Publisher Katharina Bielenberg bought UK and Commonwealth rights excluding Canada from Markus Hoffmann at Regal Hoffmann and Associates, with publication scheduled for 13th April 2023.
Riverhead will publish the novel in the US and Canada, with rights there bought by senior editor Laura Perciasepe. The novel, written in German, is translated by US-American translator and academic Jon Cho-Polizzi.
Sharon Dodua Otoo was born in London and grew up in Ilford, the daughter of Ghanaian immigrants to the UK. As a young woman she went to Germany as an au pair, moving there permanently in the late 1990s. She has lived in Berlin since 2006, where she works as a writer, literary festival programmer, and anti-racism activist.
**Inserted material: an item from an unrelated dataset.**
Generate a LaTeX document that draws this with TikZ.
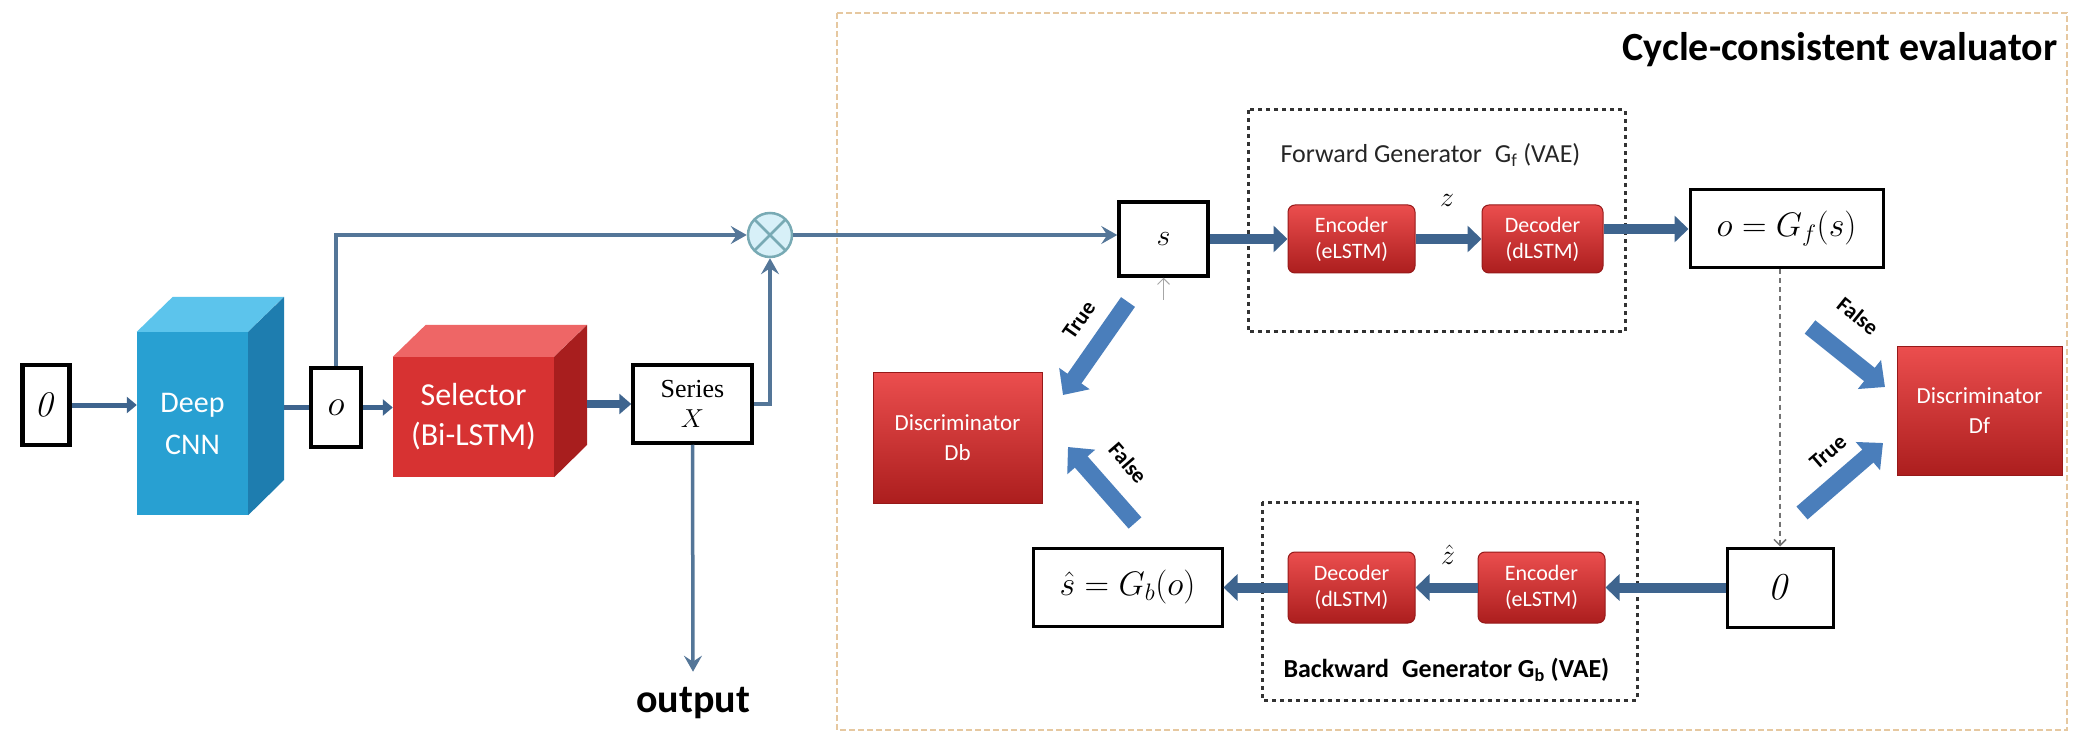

Otoo has previously written two novellas in English. In 2016, her short story "Herr Gröttrup setzt sich hin" ("Herr Gröttrup sits down") won one of the most prestigious German literary awards, the Ingeborg Bachmann Prize.
Ada’s Realm grew out of this short story and became her first full-length novel. She wrote it entirely in German, and it was first published in Germany in 2021 by Fischer Verlag.
Otoo said: “This is such an incredible honour. I am aware that translations of literary novels from German into English are a rare thing. And this situation – that a book written in a foreign language by a British author is beautifully rendered into her first language by a US-American translator – is particularly special. I already feel so blessed, and the book hasn’t even been published yet.”
Hoffmann said: “Ada’s Realm is an astonishing feat of storytelling that takes you on a journey across time and continents, tracing forms of oppression and the struggle for liberation from the coast of West Africa in the mid-15th century to the devastations of World War II and, finally, present-day Berlin. Four interwoven narrative strands follow four different (or are they?) protagonists – all of them called Ada – and converge in the here and now.”
Bielenberg described the novel as “highly imaginative, hugely playful and wholly immersive, engaging with big and vital themes and beautifully poised across several timeframes".
“Sharon is one of Europe’s most exciting literary voices with a great deal to say, and we look forward to publishing her extraordinary debut (in Jon Cho-Polizzi’s translation from German) as a standout novel on the MacLehose Press list,” she said.